The three components of shareholder yield are good measures for shareholder friendliness. The trifecta helps investors target companies with a history of dividend growth, low debt, and the ability to support equity prices through share buybacks.

“Since 1982, when regulators started to allow companies to more freely invest in their own stock, firms have increasingly elected to use cash to buy back their own shares, and most of those companies also pay a dividend,” according to Morningstar.

While there is an ongoing debate regarding the superior method of shareholder compensation – buybacks or dividends – there is no denying dividend growth stocks have been less volatile while offering superior returns than those that do not grow dividends over the previous three decades.
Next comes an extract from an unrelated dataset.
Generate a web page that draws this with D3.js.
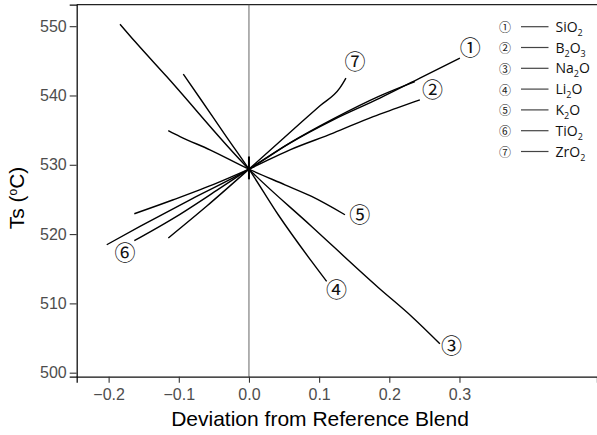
<!DOCTYPE html>
<html>
<head>
<meta charset="utf-8">
<script src="https://cdn.jsdelivr.net/npm/d3@7"></script>
<style>
  html, body { margin: 0; padding: 0; background: #fff; }
  svg { display: block; }
</style>
</head>
<body>
<div id="chart"></div>
<script>
// ---------------- data ----------------
const oxideNames = ["SiO2", "B2O3", "Na2O", "Li2O", "K2O", "TiO2", "ZrO2"];
const oxideSymbols = ["①", "②", "③", "④", "⑤", "⑥", "⑦"];
const legendParts = [
  [["Si",0],["O",0],["2",1]],
  [["B",0],["2",1],["O",0],["3",1]],
  [["Na",0],["2",1],["O",0]],
  [["Li",0],["2",1],["O",0]],
  [["K",0],["2",1],["O",0]],
  [["Ti",0],["O",0],["2",1]],
  [["Zr",0],["O",0],["2",1]]
];

// deviation (x) and Ts (y) for each trace, from the negative end to the positive end
const siO2Dev = [-0.2027, -0.1553, -0.084, 0, 0.0584, 0.1201, 0.1866, 0.2436, 0.3006];
const siO2Ts  = [518.46, 521.10, 524.95, 529.37, 533.13, 536.49, 539.62, 542.50, 545.39];
const b2O3Dev = [-0.1634, -0.1078, -0.046, 0, 0.0584, 0.1201, 0.1771, 0.2104, 0.2436];
const b2O3Ts  = [522.93, 524.95, 527.35, 529.37, 532.16, 534.57, 536.96, 538.17, 539.37];
const na2ODev = [-0.1838, -0.1624, -0.1173, 0, 0.0893, 0.1842, 0.2318, 0.2721];
const na2OTs  = [550.29, 547.78, 542.73, 529.37, 521.10, 512.30, 508.12, 504.18];
const li2ODev = [-0.0936, -0.0698, -0.0318, 0, 0.0417, 0.0893, 0.1107];
const li2OTs  = [543.08, 539.6, 534.0, 529.37, 522.79, 516.05, 513.17];
const k2ODev  = [-0.115, -0.0983, -0.0556, 0, 0.0513, 0.0893, 0.1368];
const k2OTs   = [534.94, 534.08, 532.16, 529.37, 527.11, 525.43, 522.79];
const tiO2Dev = [-0.1634, -0.1078, -0.046, 0, 0.0584, 0.1201, 0.1866, 0.2365];
const tiO2Ts  = [519.04, 522.26, 526.30, 529.37, 533.17, 536.63, 539.95, 542.01];
const zrO2Dev = [-0.115, -0.06, 0, 0.05, 0.1, 0.1296, 0.1338, 0.1382];
const zrO2Ts  = [519.43, 524.05, 529.37, 533.90, 538.42, 541.10, 541.75, 542.50];

const seriesDev = [siO2Dev, b2O3Dev, na2ODev, li2ODev, k2ODev, tiO2Dev, zrO2Dev];
const seriesTs  = [siO2Ts,  b2O3Ts,  na2OTs,  li2OTs,  k2OTs,  tiO2Ts,  zrO2Ts];

// label anchor (data coordinates) for each circled number
const labelDev = [0.3155, 0.2617, 0.2888, 0.1249, 0.158, -0.1766, 0.151];
const labelTs  = [546.8, 540.8, 503.8, 512.0, 522.79, 517.3, 544.85];

// short mark at the reference blend
const centerMarkTs = [531.2, 527.9];

const xTicks = [-0.2, -0.1, 0.0, 0.1, 0.2, 0.3];
const yTicks = [500, 510, 520, 530, 540, 550];
const xDomain = [-0.2455, 0.496];
const yDomain = [499.42, 553.1];

// ---------------- layout ----------------
const W = 597, H = 435;
const mLeft = 76.7, mRight = 597, mTop = 4.7, mBottom = 376.7;

const svg = d3.select("#chart").append("svg")
  .attr("width", W).attr("height", H);

const x = d3.scaleLinear().domain(xDomain).range([mLeft, mRight]);
const y = d3.scaleLinear().domain(yDomain).range([mBottom, mTop]);

// top border
svg.append("line")
  .attr("x1", mLeft).attr("x2", mRight)
  .attr("y1", mTop).attr("y2", mTop)
  .attr("stroke", "#222").attr("stroke-width", 1.2);

// zero reference line
svg.append("line")
  .attr("x1", x(0)).attr("x2", x(0))
  .attr("y1", mTop).attr("y2", mBottom)
  .attr("stroke", "#666").attr("stroke-width", 1);

// axes
const fmtX = d3.format(".1f");
const xAxis = svg.append("g")
  .attr("transform", `translate(0,${mBottom})`)
  .call(d3.axisBottom(x).tickValues(xTicks).tickFormat(fmtX).tickSizeOuter(0).tickSize(6).tickPadding(6));
const yAxis = svg.append("g")
  .attr("transform", `translate(${mLeft},0)`)
  .call(d3.axisLeft(y).tickValues(yTicks).tickFormat(d3.format("d")).tickSizeOuter(0).tickSize(7).tickPadding(3));

[xAxis, yAxis].forEach(g => {
  g.select(".domain").attr("stroke", "#111").attr("stroke-width", 1.3);
  g.selectAll(".tick line").attr("stroke", "#333").attr("stroke-width", 1.1);
  g.selectAll(".tick text")
    .attr("fill", "#4d4d4d")
    .style("font-family", "'Liberation Sans', Arial, sans-serif")
    .style("font-size", "16px");
});

// axis titles
svg.append("text")
  .attr("x", 320).attr("y", 426)
  .attr("text-anchor", "middle")
  .style("font-family", "'Liberation Sans', Arial, sans-serif")
  .style("font-size", "21px")
  .attr("fill", "#000")
  .text("Deviation from Reference Blend");

const yt = svg.append("text")
  .attr("transform", `translate(23.5,${198}) rotate(-90)`)
  .attr("text-anchor", "middle")
  .style("font-family", "'Liberation Sans', Arial, sans-serif")
  .style("font-size", "21px")
  .attr("fill", "#000");
yt.append("tspan").text("Ts (");
yt.append("tspan").attr("font-size", "12px").attr("dy", "-7").text("o");
yt.append("tspan").attr("dy", "7").text("C)");

// series lines
const line = d3.line().curve(d3.curveMonotoneX).x(d => x(d[0])).y(d => y(d[1]));
seriesDev.forEach((dev, i) => {
  const pts = dev.map((v, j) => [v, seriesTs[i][j]]);
  svg.append("path")
    .attr("d", line(pts))
    .attr("fill", "none")
    .attr("stroke", "#000")
    .attr("stroke-width", 1.4)
    .attr("stroke-linejoin", "round");
});

// center mark
svg.append("line")
  .attr("x1", x(0)).attr("x2", x(0))
  .attr("y1", y(centerMarkTs[0])).attr("y2", y(centerMarkTs[1]))
  .attr("stroke", "#000").attr("stroke-width", 2);

// circled number labels on the plot
oxideSymbols.forEach((s, i) => {
  svg.append("text")
    .attr("x", x(labelDev[i])).attr("y", y(labelTs[i]))
    .attr("text-anchor", "middle")
    .attr("dominant-baseline", "central")
    .style("font-family", "'DejaVu Serif', 'Noto Sans CJK KR', serif")
    .style("font-size", "21px")
    .attr("fill", "#111")
    .text(s);
});

// legend
const lgX = 505, lgY0 = 26.7, lgStep = 20.8;
oxideSymbols.forEach((s, i) => {
  const yy = lgY0 + i * lgStep;
  svg.append("text")
    .attr("x", lgX).attr("y", yy)
    .attr("text-anchor", "middle")
    .attr("dominant-baseline", "central")
    .style("font-family", "'Noto Sans CJK KR', sans-serif")
    .style("font-size", "12px")
    .attr("fill", "#222")
    .text(s);
  svg.append("line")
    .attr("x1", 521).attr("x2", 548.5)
    .attr("y1", yy).attr("y2", yy)
    .attr("stroke", "#444").attr("stroke-width", 1.2);
  const t = svg.append("text")
    .attr("x", 555.5).attr("y", yy + 5)
    .style("font-family", "'Open Sans', 'Noto Sans', sans-serif")
    .style("font-size", "14px")
    .attr("fill", "#111");
  let sub = false;
  legendParts[i].forEach(([txt, isSub]) => {
    const ts = t.append("tspan").text(txt);
    if (isSub && !sub) { ts.attr("dy", 4).attr("font-size", "9px"); sub = true; }
    else if (!isSub && sub) { ts.attr("dy", -4); sub = false; }
    else if (isSub) { ts.attr("font-size", "9px"); }
  });
});
</script>
</body>
</html>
“In large part because of the rise in the popularity of buybacks, the U.S. market’s aggregate dividend yield has fallen from its historical 3%-6% range,” notes Morningstar. “With the notable exception of the 2007-09 financial crisis, when depressed prices sent yields up, market-level yield in the United States has mostly hovered around 2%.”

PY, which recently turned four years old, allocates about two-thirds of its combined weight to financial services, consumer discretionary and technology stocks. The fund has a distribution yield of 2.57%.

“From a company’s point of view, opportunistic share repurchases offer much greater flexibility than dividends do, which is one of the main reasons they have become so popular over the past several decades,” notes Morningstar. “Dividends, by comparison, are more rigid: Once a company commits to paying a regular dividend it is usually loath to cut it because investors perceive a dividend cut to mean that a company is in tough financial straits.”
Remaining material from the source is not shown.